Kies voor een “gezond” aandeel zetmeel in maïs
Hoe kun je profiteren van een optimaal zetmeelgehalte, een gezonde, goed verteerbare plant de beste melkproducties
Het gaat niet alleen over zetmeel
Bij maïs onderscheiden we 3 types qua afrijping : drydown en harmonische types rijpen relatief vlug af (met risico op stengelrot) en gaan dus sneller naar een hoog zetmeelgehalte. Staygreen rassen blijven daarentegen langer gezond. POWERCELL™ rassen zijn hier een voorbeeld van. Bij dit type zal de plant meer geleidelijk de suiker in de plant omzetten naar zetmeel in de kolf. Het voordeel is dat de plant niet “doorschiet” naar drogestofpercentages van boven de 40%. Bij POWERCELL™-rassen blijft er altijd suiker achter in de plant tot aan de oogst. Dit zorgt voor een groen en met name gezond gewas zonder fusarium en andere ziektes. Bijkomende voordelen: oogstflexibiliteit en een goed aan te rijden product. Daarnaast is de resterende suiker extra ‘brandstof’voor een goede conservering van de kuil en daardoor minder kans op broei!

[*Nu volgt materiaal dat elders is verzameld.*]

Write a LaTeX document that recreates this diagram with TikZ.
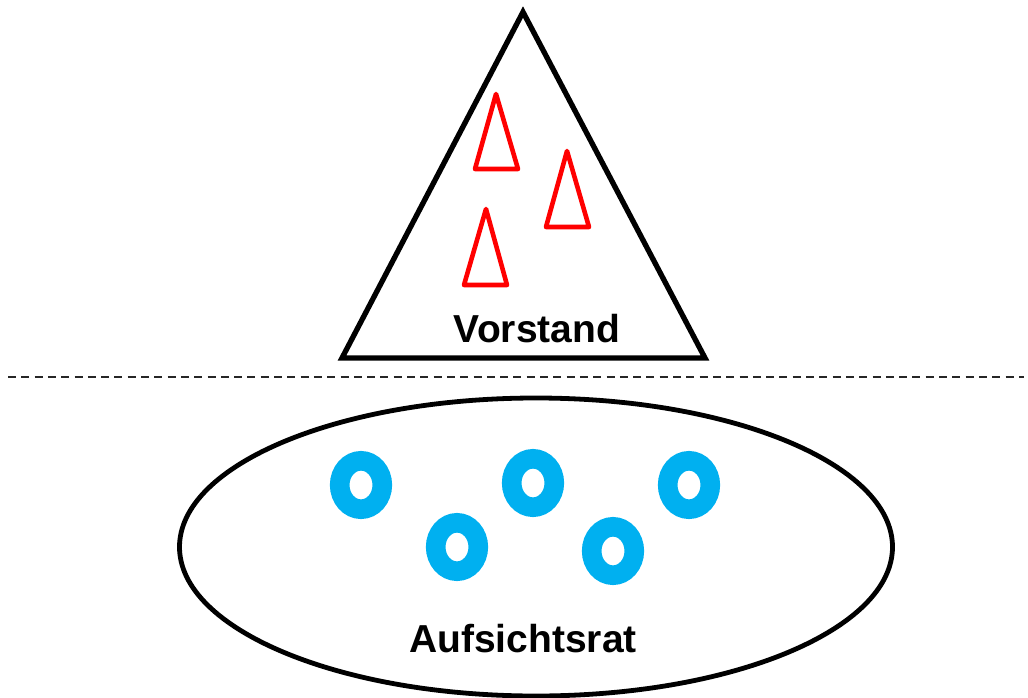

Stijging van 1 % DS is ± 10 gram zetmeel extra: ga dus voor maximaal zetmeel oogsten voor meer dan 35 % DS. Het suikergehalte van een POWERCELL™-ras is algemeen hoger dan bij een “normaal” ras. Dat resulteert in een betere plantgezondheid en betere conservering van de maïskuil. Ook bij 38 % DS is er nog voldoende suiker, dus minder risico op “noodrijpheid” en minder risico op stengelrot.
De grafiek laat de gebruikelijke ontwikkeling zien van drogestof-, suiker- en zetmeelgehalte voor een POWERCELL™-ras.
Celwandverteerbaarheid blijkt belangrijker dan zetmeelverteerbaarheid
Verschillen in zetmeelverteerbaarheid worden steeds vaker als verkoopargument naar voren geschoven. Echter, deze kleine verschillen lijken minder invloed te hebben dan men soms beweert (maïszetmeel kan nagenoeg volledig verteerd worden. Zelfs bij zeer hoge opnames ligt de verteerbaarheid met ruim 94 % nog steeds zeer hoog). Sommige bronnen tonen cijfers omtrent verschillen in pure dent- en flintgenetica, wat niet echt de realiteit is. De meeste zogenaamde “flint” rassen zijn immers flint/dent, en niet 100 % flint. Een scheve vergelijking dus.
En bepaalde rassen kunnen dan wel een iets betere verteerbaarheid van het zetmeel hebben, maar deze boeten dan weer in op vlak van zetmeelgehalte en plantverteerbaarheid. Bovendien hebben andere factoren zoals oogstmoment, tijdstip van uitkuilen en korrelkneuzing veel meer invloed op zetmeel dan de kwaliteit ervan.
Als melkveehouder doe je goed aan om nog altijd voor de meest verteerbare rassen te kiezen. Als de celwandverteerbaarheid stijgt, stijgt immers ook de voeropname en de melkgift (en herkauwers worden niet “overbelast” zoals wel zou kunnen met “teveel” zetmeel in het rantsoen). Het is van belang dat de impact van VEM en totale plantverteerbaarheid niet onderschat mag worden. Een klein relatief verschil van 1 of 2 punten relatief in VEM (verteerbaarheid) heeft een veel grotere invloed op het financieel resultaat dan verschillen in zetmeelverteerbaarheid.
Conclusie: Een hoge celwandverteerbaarheid (en bijgevolg hoge VEM) is sterk genetisch gebonden en is nog altijd de beste garantie voor de hoogste melkproducties én gezonde, vitale koeien. Verschillen in zetmeel en zetmeelverteerbaarheid kun je veel meer zelf sturen door bijvoorbeeld oogstmoment, hakselhoogte, inkuilduur en rantsoentype.